Cet amendement répond au souci de renforcer les prérogatives des institutions représentatives des personnels et des organisations syndicales.

M. le président. Quel est l'avis de la commission ?

M. Dominique Dord, rapporteur. La commission est défavorable à cet amendement, qui est d'une complexité inouïe. En annonçant, d'ailleurs, dans l'exposé des motifs qu'il tend à mettre en place un système souple, ses auteurs reconnaissent qu'il n'est pas aussi souple que cela.

L'amendement crée un nouvel être juridique non identifié, par la réunion de deux comités d'entreprise. Cela n'existe pas en droit français. On voit mal comment l'employeur sous-traitant pourrait convoquer le comité d'entreprise de l'entreprise donneuse d'ordre. Ce serait, à tout le moins, une curiosité juridique.

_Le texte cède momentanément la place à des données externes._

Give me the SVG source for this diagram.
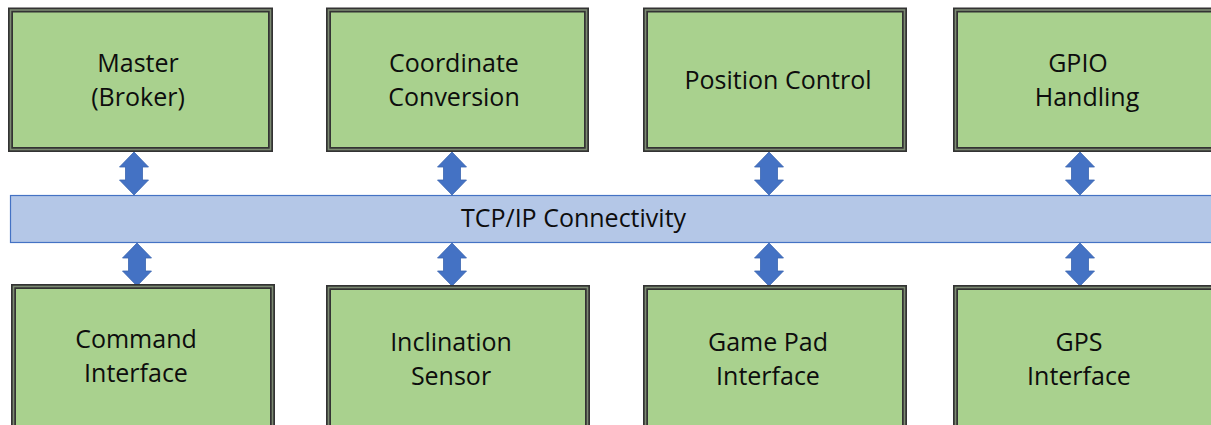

M. le président. Quel est l'avis du Gouvernement ?

M. le ministre délégué aux relations du travail. Le Gouvernement partage l'analyse de M. le rapporteur. La mise en place d'un comité d'entreprise est une obligation qui pèse sur l'employeur et qui correspond au périmètre de ses responsabilités. Créer une espèce de comité élargi à deux sociétés reviendrait à nier le pouvoir de gestion propre détenu par le chef d'entreprise et entraînerait beaucoup plus de difficultés que d'avantages, y compris dans le dialogue social interne à chacune des sociétés. Avis défavorable donc.

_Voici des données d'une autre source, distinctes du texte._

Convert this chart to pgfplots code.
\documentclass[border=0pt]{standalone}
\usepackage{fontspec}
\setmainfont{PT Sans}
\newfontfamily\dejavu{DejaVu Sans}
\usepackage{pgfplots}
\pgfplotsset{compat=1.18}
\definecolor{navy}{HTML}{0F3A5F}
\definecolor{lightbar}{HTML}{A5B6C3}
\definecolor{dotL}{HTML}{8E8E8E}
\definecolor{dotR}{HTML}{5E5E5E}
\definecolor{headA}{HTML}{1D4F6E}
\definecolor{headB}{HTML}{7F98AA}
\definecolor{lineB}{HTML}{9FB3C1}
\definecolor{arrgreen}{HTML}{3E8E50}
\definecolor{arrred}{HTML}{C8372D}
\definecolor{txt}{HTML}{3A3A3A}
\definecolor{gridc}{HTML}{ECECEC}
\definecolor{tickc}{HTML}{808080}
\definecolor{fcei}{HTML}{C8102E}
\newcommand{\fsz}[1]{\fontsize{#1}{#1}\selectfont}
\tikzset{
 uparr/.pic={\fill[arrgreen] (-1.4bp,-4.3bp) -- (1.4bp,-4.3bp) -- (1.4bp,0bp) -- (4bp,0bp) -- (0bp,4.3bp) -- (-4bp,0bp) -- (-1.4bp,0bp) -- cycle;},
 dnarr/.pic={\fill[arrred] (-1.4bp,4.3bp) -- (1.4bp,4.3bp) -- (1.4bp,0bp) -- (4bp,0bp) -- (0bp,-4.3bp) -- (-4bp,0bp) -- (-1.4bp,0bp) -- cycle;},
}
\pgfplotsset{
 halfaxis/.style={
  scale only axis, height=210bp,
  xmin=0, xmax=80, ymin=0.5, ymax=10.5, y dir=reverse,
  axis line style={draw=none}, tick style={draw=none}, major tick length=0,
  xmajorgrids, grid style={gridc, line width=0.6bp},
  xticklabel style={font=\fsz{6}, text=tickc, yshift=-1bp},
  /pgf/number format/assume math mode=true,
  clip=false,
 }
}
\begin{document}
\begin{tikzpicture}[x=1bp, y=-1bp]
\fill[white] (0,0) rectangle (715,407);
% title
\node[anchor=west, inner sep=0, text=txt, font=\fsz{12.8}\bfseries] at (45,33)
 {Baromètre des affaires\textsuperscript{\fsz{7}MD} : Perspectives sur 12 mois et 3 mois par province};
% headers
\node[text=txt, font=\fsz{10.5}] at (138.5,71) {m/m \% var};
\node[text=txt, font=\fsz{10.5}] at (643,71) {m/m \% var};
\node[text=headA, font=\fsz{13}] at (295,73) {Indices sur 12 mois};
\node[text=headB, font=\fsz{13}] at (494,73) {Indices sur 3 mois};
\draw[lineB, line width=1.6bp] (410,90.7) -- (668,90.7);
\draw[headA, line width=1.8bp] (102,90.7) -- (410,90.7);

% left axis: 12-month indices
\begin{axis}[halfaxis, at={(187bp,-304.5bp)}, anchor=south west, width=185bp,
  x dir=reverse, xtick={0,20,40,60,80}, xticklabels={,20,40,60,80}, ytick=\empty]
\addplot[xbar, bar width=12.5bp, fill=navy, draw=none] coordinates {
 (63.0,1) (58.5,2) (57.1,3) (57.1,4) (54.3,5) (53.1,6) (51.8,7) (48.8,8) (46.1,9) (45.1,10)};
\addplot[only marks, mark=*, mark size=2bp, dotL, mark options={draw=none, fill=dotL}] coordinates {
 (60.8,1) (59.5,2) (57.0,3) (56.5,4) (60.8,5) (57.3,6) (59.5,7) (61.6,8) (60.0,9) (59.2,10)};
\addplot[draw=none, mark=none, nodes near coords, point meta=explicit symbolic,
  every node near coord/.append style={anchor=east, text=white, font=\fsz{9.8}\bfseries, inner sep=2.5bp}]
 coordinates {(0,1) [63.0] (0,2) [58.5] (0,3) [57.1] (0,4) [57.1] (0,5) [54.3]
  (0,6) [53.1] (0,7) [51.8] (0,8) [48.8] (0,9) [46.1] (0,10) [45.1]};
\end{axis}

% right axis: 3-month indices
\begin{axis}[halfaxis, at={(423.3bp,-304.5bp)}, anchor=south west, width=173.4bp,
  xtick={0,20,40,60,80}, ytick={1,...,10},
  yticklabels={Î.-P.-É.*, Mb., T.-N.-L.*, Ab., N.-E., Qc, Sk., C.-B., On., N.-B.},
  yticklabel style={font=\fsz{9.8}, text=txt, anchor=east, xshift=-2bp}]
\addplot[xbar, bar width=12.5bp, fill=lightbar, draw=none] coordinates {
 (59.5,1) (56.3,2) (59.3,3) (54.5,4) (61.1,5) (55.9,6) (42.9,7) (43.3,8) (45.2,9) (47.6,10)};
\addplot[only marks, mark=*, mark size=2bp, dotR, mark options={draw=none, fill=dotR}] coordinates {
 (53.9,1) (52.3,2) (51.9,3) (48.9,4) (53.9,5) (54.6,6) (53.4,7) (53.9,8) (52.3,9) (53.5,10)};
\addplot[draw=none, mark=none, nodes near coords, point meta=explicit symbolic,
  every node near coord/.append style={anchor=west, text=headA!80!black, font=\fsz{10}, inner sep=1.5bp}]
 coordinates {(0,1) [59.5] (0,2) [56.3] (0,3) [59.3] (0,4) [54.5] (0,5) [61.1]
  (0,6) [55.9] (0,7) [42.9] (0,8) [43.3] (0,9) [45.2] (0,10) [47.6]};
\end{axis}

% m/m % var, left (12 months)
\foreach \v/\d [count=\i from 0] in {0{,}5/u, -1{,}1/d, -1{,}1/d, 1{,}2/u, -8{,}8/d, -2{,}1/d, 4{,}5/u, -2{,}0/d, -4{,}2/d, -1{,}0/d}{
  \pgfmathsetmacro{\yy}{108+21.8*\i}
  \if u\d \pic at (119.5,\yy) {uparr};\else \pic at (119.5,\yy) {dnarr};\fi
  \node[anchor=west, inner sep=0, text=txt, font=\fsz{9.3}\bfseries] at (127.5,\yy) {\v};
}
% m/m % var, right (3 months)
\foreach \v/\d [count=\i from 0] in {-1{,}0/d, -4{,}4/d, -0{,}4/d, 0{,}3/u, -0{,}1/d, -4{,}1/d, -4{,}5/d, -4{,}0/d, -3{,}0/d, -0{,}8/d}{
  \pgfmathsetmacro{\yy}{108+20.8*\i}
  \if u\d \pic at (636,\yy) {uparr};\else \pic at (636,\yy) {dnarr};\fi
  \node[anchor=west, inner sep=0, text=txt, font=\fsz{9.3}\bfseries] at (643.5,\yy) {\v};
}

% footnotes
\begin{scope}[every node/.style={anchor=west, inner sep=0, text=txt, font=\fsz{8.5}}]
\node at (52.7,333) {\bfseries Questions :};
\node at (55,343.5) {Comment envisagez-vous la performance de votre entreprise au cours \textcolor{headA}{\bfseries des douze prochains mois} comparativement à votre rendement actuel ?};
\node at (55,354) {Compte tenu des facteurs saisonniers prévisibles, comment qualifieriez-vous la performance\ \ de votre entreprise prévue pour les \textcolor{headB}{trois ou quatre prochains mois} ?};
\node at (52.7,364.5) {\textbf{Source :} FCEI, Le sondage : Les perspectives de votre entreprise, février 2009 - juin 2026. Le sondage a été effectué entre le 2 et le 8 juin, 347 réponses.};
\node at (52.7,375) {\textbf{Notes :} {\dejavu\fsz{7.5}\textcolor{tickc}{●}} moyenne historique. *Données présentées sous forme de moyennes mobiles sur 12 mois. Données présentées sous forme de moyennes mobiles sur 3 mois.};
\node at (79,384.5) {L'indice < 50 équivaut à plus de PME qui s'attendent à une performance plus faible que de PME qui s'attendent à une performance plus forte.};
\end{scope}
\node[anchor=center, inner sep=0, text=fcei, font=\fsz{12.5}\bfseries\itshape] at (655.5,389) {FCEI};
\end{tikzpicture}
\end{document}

M. le président. La parole est à M. Maxime Gremetz.

M. Maxime Gremetz. Comme cela vous paraît compliqué, je vais vous expliquer.

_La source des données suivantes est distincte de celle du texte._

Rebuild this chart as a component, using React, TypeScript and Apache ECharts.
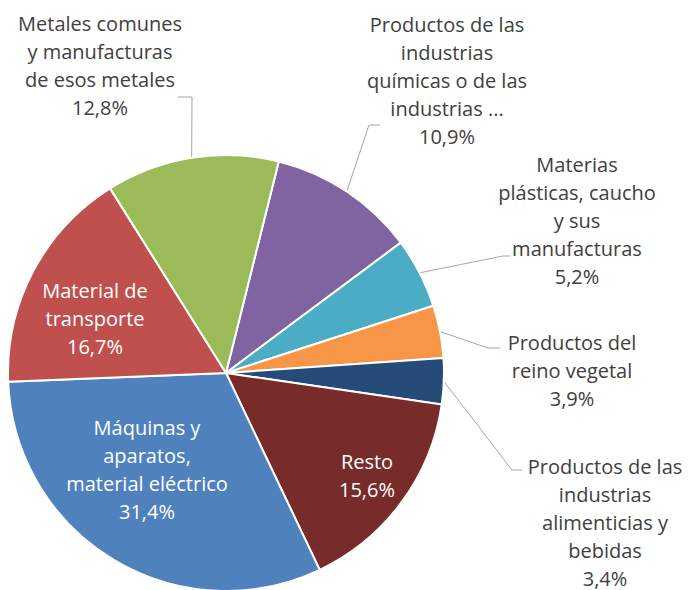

Il arrive que des entreprises sous-traitantes soient créées pour licencier parce que, en tant que PME, elles n'ont pas de comité d'entreprise ni l'obligation de présenter un plan de sauvegarde de l'emploi. Or ces sociétés dépendent d'une entreprise donneuse d'ordre.

Le moyen que nous proposons de donner aux salariés pour se défendre, c'est de rendre indissociable l'entreprise donneuse d'ordre de la sous-traitante. Car, du fait que l'entreprise sous-traitante n'est pas intégrée dans l'ensemble du groupe, l'employeur - le groupe et ses filiales - est dégagé de toute responsabilité.

Qu'y a-t-il de compliqué ? Vous caricaturez mon propos, monsieur le rapporteur, en demandant comment une entreprise sous-traitante pourrait convoquer le comité d'entreprise de l'entreprise donneuse d'ordre. Justement en imposant cette procédure comme la règle, pour qu'elle s'enclenche automatiquement. C'est le cas, par exemple, des comités de groupes européens. Les comités d'entreprise ou les représentants du personnel sont associés à une réflexion commune sur le prétendu licenciement économique et sur la situation financière réelle de l'ensemble de la société, à partir de laquelle le plan de licenciement économique présenté est contesté ou pas. En tout état de cause, les employeurs, donneurs d'ordre ou sous-traitants, ont les mêmes obligations de reclassement des personnels.

Ce n'est pas compliqué mais vous ne voulez pas entendre. Vous préférez avoir à faire, dans les entreprises sous-traitantes, qui sont pratiques à maints égards, à des salariés complètement désarmés devant une direction qui, d'en haut, donne des ordres en toute tranquillité. Quand on a le souci de défendre les salariés, l'emploi et l'intérêt national contre les gros employeurs et les grands groupes, il faut faire preuve d'un peu d'imagination !

M. le président. Je mets aux voix l'amendement n° 16.

(L'amendement n'est pas adopté.)

M. le président. Je suis saisi d'un amendement n° 18.

La parole est à M. Frédéric Dutoit, pour le soutenir.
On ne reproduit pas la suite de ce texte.